In contrast, the levies would likely be proportionately high for liquidators that complete a large number of low value liquidations. In an extreme case, this could potentially result in a levy that exceeds their income from very low value liquidations.
1. Which of the potential levy arrangements for liquidators do you support? Why?
2. Would any of the proposed levy arrangements for registered liquidators not be competitively neutral? If so, why?
3. Would any of the proposed levy arrangements for registered liquidators not support small business? If so, why?
4. Would any of the proposed levy arrangements for registered liquidators not support access to liquidators in regional Australia? If not, why not?
_____________________________ End of Attachment D ______________________________
Interested parties are invited to comment on the proposed industry funding model for ASIC.
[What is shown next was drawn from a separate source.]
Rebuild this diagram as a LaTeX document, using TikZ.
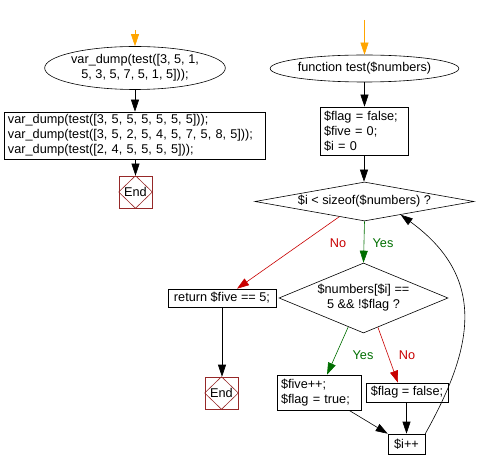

Closing date for submissions: Friday, 9 October 2015
Address written submissions to:
Financial System and Services Division
100 Market Street
Sydney NSW 2000
For enquiries call Percy Bell (02) 6263 2048
Foreword to Consultation Paper
…. The Financial System Inquiry …. made a number of recommendations to strengthen the transparency, accountability and capabilities of our financial regulators. In the case of the Australian Securities and Investments Commission (ASIC), the Inquiry recommended that the Government should move to adopt an industry funding model, similar to that already in place for other Australian regulators….
(The Hon Josh Frydenberg MP Assistant Treasurer)
Context for Government’s consideration of an industry funding model
In 2014, the Financial System Inquiry found that ‘ASIC[’s] costs are not transparent to regulated industry participants’…. In response to these issues, the Financial System Inquiry recommended the introduction of an industry funding model for ASIC’s regulatory activities, in conjunction with enhanced accountability arrangements for ASIC. As proposed in this paper, ASIC would continue to be funded from the Commonwealth Budget, with a much larger share of its budget offset by charging industry levies and fees. Recovering a greater share of ASIC’s regulatory activities would be consistent with a number of comparable financial services and markets regulators in foreign jurisdictions where costs are recovered from industry …. This consultation paper seeks views on:
• the appropriateness of the proposed industry funding model;
• the costs and benefits of introducing an industry funding model for ASIC;
• the impact of the proposed model on competition and innovation; and
• the regulatory burden associated with the introduction of an industry funding model.
Benefits of an industry funding model for ASIC
Introducing an industry funding model for ASIC’s regulatory activities would:
1. ensure that costs are proportionately borne by those creating the need for regulation;
2. establish price signals to drive economic efficiencies in the way resources are allocated in ASIC; and
3. improve transparency and accountability.